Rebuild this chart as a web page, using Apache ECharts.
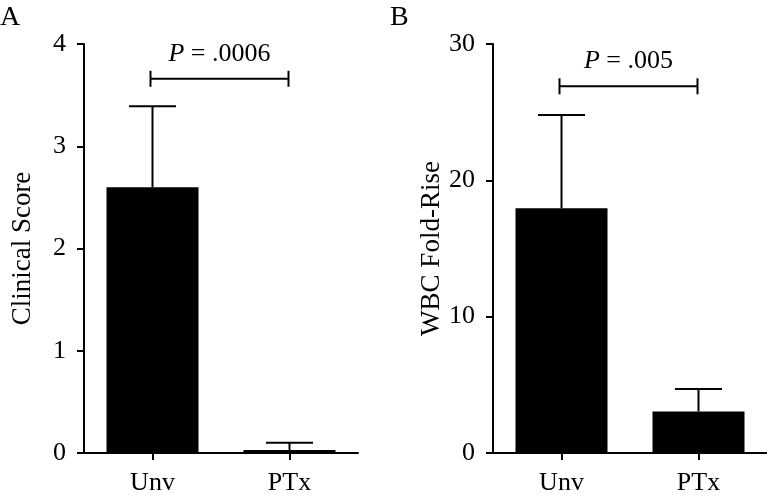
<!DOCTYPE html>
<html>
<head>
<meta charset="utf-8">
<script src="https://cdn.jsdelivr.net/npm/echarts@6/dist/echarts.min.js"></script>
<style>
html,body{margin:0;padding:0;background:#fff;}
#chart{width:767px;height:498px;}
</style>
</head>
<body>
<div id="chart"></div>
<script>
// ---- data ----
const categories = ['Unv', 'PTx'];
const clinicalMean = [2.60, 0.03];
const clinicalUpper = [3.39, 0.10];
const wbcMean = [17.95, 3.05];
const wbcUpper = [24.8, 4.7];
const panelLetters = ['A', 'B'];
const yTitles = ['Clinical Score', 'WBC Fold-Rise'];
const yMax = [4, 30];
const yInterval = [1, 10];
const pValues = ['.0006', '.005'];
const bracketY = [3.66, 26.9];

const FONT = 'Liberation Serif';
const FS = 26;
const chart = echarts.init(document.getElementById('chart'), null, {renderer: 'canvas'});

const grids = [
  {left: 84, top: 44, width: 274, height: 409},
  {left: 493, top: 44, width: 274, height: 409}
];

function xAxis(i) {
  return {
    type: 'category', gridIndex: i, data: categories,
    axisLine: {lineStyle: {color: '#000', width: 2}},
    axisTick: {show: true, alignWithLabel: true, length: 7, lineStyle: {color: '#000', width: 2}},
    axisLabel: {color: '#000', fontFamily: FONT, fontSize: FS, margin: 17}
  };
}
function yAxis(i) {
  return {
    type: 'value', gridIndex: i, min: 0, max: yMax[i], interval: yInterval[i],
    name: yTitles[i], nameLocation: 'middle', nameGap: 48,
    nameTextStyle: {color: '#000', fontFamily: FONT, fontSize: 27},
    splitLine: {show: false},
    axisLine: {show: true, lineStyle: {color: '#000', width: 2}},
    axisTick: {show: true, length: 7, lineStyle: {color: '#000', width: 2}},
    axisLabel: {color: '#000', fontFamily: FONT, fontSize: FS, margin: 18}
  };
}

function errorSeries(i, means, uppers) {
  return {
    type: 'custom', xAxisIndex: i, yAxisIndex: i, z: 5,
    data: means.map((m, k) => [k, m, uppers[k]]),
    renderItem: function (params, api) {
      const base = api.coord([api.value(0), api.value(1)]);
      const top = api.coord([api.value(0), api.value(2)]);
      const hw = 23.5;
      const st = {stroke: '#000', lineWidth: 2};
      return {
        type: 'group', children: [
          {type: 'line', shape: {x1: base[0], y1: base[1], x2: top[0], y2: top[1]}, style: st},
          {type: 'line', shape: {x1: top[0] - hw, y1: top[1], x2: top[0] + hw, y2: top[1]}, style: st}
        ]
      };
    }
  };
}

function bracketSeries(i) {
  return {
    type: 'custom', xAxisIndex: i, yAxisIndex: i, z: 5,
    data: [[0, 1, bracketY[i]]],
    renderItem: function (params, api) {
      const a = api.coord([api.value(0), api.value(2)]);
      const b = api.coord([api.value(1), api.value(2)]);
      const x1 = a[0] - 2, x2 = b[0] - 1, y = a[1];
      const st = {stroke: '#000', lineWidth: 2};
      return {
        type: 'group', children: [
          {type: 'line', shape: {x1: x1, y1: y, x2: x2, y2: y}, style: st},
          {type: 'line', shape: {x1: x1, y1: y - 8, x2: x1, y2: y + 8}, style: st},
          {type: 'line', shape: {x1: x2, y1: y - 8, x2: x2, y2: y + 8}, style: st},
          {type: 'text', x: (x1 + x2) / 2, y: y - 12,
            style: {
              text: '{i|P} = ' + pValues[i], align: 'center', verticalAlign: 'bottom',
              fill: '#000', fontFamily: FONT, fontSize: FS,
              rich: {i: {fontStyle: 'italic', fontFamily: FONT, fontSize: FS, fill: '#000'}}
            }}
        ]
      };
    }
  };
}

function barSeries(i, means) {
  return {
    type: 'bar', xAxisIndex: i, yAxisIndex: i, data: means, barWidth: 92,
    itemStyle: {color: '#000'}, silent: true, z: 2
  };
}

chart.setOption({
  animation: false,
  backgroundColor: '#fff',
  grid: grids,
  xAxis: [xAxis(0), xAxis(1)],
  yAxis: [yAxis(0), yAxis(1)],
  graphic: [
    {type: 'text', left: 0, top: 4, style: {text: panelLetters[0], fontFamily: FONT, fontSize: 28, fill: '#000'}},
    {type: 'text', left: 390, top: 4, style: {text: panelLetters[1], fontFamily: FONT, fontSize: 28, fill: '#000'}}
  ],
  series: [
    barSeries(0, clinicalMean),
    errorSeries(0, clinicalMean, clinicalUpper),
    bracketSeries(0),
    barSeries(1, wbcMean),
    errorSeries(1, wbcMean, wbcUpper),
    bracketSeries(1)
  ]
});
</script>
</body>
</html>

───

TASK BRIEF: Reproduce the full listing faithfully, but do not carry over any pictures.

TASK RESPONSE:
Rebuild this chart as a web page, using Apache ECharts.
<!DOCTYPE html>
<html>
<head>
<meta charset="utf-8">
<script src="https://cdn.jsdelivr.net/npm/echarts@6/dist/echarts.min.js"></script>
<style>
html,body{margin:0;padding:0;background:#fff;}
#chart{width:767px;height:498px;}
</style>
</head>
<body>
<div id="chart"></div>
<script>
// ---- data ----
const categories = ['Unv', 'PTx'];
const clinicalMean = [2.60, 0.03];
const clinicalUpper = [3.39, 0.10];
const wbcMean = [17.95, 3.05];
const wbcUpper = [24.8, 4.7];
const panelLetters = ['A', 'B'];
const yTitles = ['Clinical Score', 'WBC Fold-Rise'];
const yMax = [4, 30];
const yInterval = [1, 10];
const pValues = ['.0006', '.005'];
const bracketY = [3.66, 26.9];

const FONT = 'Liberation Serif';
const FS = 26;
const chart = echarts.init(document.getElementById('chart'), null, {renderer: 'canvas'});

const grids = [
  {left: 84, top: 44, width: 274, height: 409},
  {left: 493, top: 44, width: 274, height: 409}
];

function xAxis(i) {
  return {
    type: 'category', gridIndex: i, data: categories,
    axisLine: {lineStyle: {color: '#000', width: 2}},
    axisTick: {show: true, alignWithLabel: true, length: 7, lineStyle: {color: '#000', width: 2}},
    axisLabel: {color: '#000', fontFamily: FONT, fontSize: FS, margin: 17}
  };
}
function yAxis(i) {
  return {
    type: 'value', gridIndex: i, min: 0, max: yMax[i], interval: yInterval[i],
    name: yTitles[i], nameLocation: 'middle', nameGap: 48,
    nameTextStyle: {color: '#000', fontFamily: FONT, fontSize: 27},
    splitLine: {show: false},
    axisLine: {show: true, lineStyle: {color: '#000', width: 2}},
    axisTick: {show: true, length: 7, lineStyle: {color: '#000', width: 2}},
    axisLabel: {color: '#000', fontFamily: FONT, fontSize: FS, margin: 18}
  };
}

function errorSeries(i, means, uppers) {
  return {
    type: 'custom', xAxisIndex: i, yAxisIndex: i, z: 5,
    data: means.map((m, k) => [k, m, uppers[k]]),
    renderItem: function (params, api) {
      const base = api.coord([api.value(0), api.value(1)]);
      const top = api.coord([api.value(0), api.value(2)]);
      const hw = 23.5;
      const st = {stroke: '#000', lineWidth: 2};
      return {
        type: 'group', children: [
          {type: 'line', shape: {x1: base[0], y1: base[1], x2: top[0], y2: top[1]}, style: st},
          {type: 'line', shape: {x1: top[0] - hw, y1: top[1], x2: top[0] + hw, y2: top[1]}, style: st}
        ]
      };
    }
  };
}

function bracketSeries(i) {
  return {
    type: 'custom', xAxisIndex: i, yAxisIndex: i, z: 5,
    data: [[0, 1, bracketY[i]]],
    renderItem: function (params, api) {
      const a = api.coord([api.value(0), api.value(2)]);
      const b = api.coord([api.value(1), api.value(2)]);
      const x1 = a[0] - 2, x2 = b[0] - 1, y = a[1];
      const st = {stroke: '#000', lineWidth: 2};
      return {
        type: 'group', children: [
          {type: 'line', shape: {x1: x1, y1: y, x2: x2, y2: y}, style: st},
          {type: 'line', shape: {x1: x1, y1: y - 8, x2: x1, y2: y + 8}, style: st},
          {type: 'line', shape: {x1: x2, y1: y - 8, x2: x2, y2: y + 8}, style: st},
          {type: 'text', x: (x1 + x2) / 2, y: y - 12,
            style: {
              text: '{i|P} = ' + pValues[i], align: 'center', verticalAlign: 'bottom',
              fill: '#000', fontFamily: FONT, fontSize: FS,
              rich: {i: {fontStyle: 'italic', fontFamily: FONT, fontSize: FS, fill: '#000'}}
            }}
        ]
      };
    }
  };
}

function barSeries(i, means) {
  return {
    type: 'bar', xAxisIndex: i, yAxisIndex: i, data: means, barWidth: 92,
    itemStyle: {color: '#000'}, silent: true, z: 2
  };
}

chart.setOption({
  animation: false,
  backgroundColor: '#fff',
  grid: grids,
  xAxis: [xAxis(0), xAxis(1)],
  yAxis: [yAxis(0), yAxis(1)],
  graphic: [
    {type: 'text', left: 0, top: 4, style: {text: panelLetters[0], fontFamily: FONT, fontSize: 28, fill: '#000'}},
    {type: 'text', left: 390, top: 4, style: {text: panelLetters[1], fontFamily: FONT, fontSize: 28, fill: '#000'}}
  ],
  series: [
    barSeries(0, clinicalMean),
    errorSeries(0, clinicalMean, clinicalUpper),
    bracketSeries(0),
    barSeries(1, wbcMean),
    errorSeries(1, wbcMean, wbcUpper),
    bracketSeries(1)
  ]
});
</script>
</body>
</html>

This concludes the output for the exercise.